中野 孝紀
7.13水害における防災意識と避難行動に関する研究
松本 昌二,佐野 可寸志
近年、地震、台風や集中豪雨による水害などの自然災害が多発している。平成16年においては、台風の上陸数が10にもなった。そして、「南海地震」、「東南海地震」などの発生が懸念され、集中豪雨が増加しているように、今後も、地震、水害は起こると考えられる。これまでの自然災害による犠牲者は、高齢者の占める割合が高くなっており、喫緊の課題であると考えられる。
また、過去の災害を教訓として、地域連携の必要性が叫ばれている。「自分達のまちは自分達で守る」との考えを基にして、地域防災の一役を担うものとして、自主防災組織が挙げられる。平成7年の阪神・淡路大震災を機にその結成数は増加した。しかし、近年では、組織の形骸化を危惧する声が聞かれるようになっている。
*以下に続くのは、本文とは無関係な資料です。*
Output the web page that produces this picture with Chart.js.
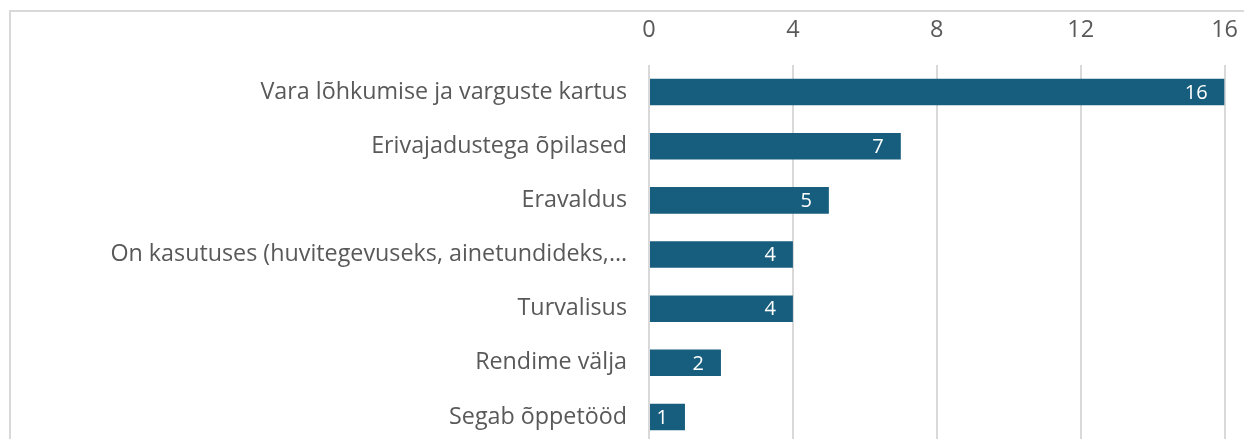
<!DOCTYPE html>
<html>
<head>
<meta charset="utf-8">
<script src="https://cdn.jsdelivr.net/npm/chart.js@4/dist/chart.umd.min.js"></script>
<style>
  html, body { margin: 0; padding: 0; background: #fff; overflow: hidden; }
  #wrap { position: absolute; left: 0; top: 0; width: 1244px; height: 480px; overflow: hidden; }
  #frame { position: absolute; left: 9px; top: 10px; width: 1400px; height: 600px;
           border-left: 2px solid #d9d9d9; border-top: 2px solid #d9d9d9; }
  canvas { position: absolute; left: 0; top: 0; }
</style>
</head>
<body>
<div id="wrap">
  <div id="frame"></div>
  <canvas id="c" width="1259" height="480"></canvas>
</div>
<script>
const categories = [
  "Vara lõhkumise ja varguste kartus",
  "Erivajadustega õpilased",
  "Eravaldus",
  "On kasutuses (huvitegevuseks, ainetundideks,…",
  "Turvalisus",
  "Rendime välja",
  "Segab õppetööd"
];
const values = [16, 7, 5, 4, 4, 2, 1];
const tickValues = [0, 4, 8, 12, 16];

const FONT = "'Open Sans', 'DejaVu Sans', sans-serif";
const LABEL_COLOR = "#595959";
const BAR_COLOR = "#175e7e";

const valueLabels = {
  id: 'valueLabels',
  afterDatasetsDraw(chart) {
    const ctx = chart.ctx;
    const meta = chart.getDatasetMeta(0);
    ctx.save();
    ctx.font = "20px " + FONT;
    ctx.fillStyle = "#ffffff";
    ctx.textAlign = "right";
    ctx.textBaseline = "middle";
    meta.data.forEach((bar, i) => {
      ctx.fillText(String(values[i]), bar.x - 17, bar.y + 1);
    });
    ctx.restore();
  }
};

new Chart(document.getElementById('c'), {
  type: 'bar',
  data: {
    labels: categories,
    datasets: [{
      data: values,
      backgroundColor: BAR_COLOR,
      borderWidth: 0,
      categoryPercentage: 1,
      barPercentage: 0.49
    }]
  },
  options: {
    indexAxis: 'y',
    responsive: false,
    animation: false,
    events: [],
    layout: { padding: { left: 0, right: 0, top: 0, bottom: 0 } },
    plugins: { legend: { display: false }, tooltip: { enabled: false } },
    scales: {
      x: {
        position: 'top',
        min: 0,
        max: 16,
        afterBuildTicks(scale) { scale.ticks = tickValues.map(v => ({ value: v })); },
        afterFit(scale) { scale.height = 65; },
        grid: { color: '#d9d9d9', lineWidth: 2, drawTicks: false },
        border: { display: false },
        ticks: { color: LABEL_COLOR, font: { family: FONT, size: 23.5 }, padding: 21, maxRotation: 0 }
      },
      y: {
        afterFit(scale) { scale.width = 649; },
        grid: { display: false, drawTicks: false },
        border: { display: false },
        ticks: { color: LABEL_COLOR, font: { family: FONT, size: 23.3 }, padding: 22, autoSkip: false }
      }
    }
  },
  plugins: [valueLabels]
});
</script>
</body>
</html>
そこで、本研究では、防災・減災対策の考え方である「自助・共助・公助」に基づいて、まず自助の部分として、7.13水害時における、見附市、中之島町の被災地域住民の平時の防災意識、当日発令された避難勧告などの情報提供による避難行動の実態をアンケート調査により明らかにする。これにより、今後の水害時にどのような対応を行えば減災が可能となるかとの観点で分析を行う。結果、避難行動に影響を与えるものは、大きく3つに分類できた。それは、浸水被害の状況、避難勧告などの避難情報の入手状況、平時の防災意識である。また、当該地域においては、浸水被害の程度、避難情報が避難行動に与える影響が大きいということを、数量化理論U類を用いた予測モデル、共分散構造分析により明らかにした。
次に、共助の部分として、水害などの災害時に活躍が期待される自主防災組織について、長岡市の浦瀬町自主防災会をケーススタディとし、現状の把握、今後、強化すべき活動について検証した。結果、平日の昼間は、高齢者が多く、要援助者だけの世帯もあり、夜間より危険な状況になっており、時間帯別に援助体制の構築が必要であること、自主防災会で行っている活動の広報が重要であること、すなわち、自主防災会は何をしているのか、活動にどういったメリットがあるのかを住民に周知することが重要であること、他の自主防災組織との情報交換、ネットワーク化が必要であるということを指摘した。
以上より、自主防災組織などの活動を活発に行うことにより、住民が主体的になり平時の防災意識を高める努力を行うことが、将来発生する水害の際には、被害を小さくできる(減災)ことを示唆した。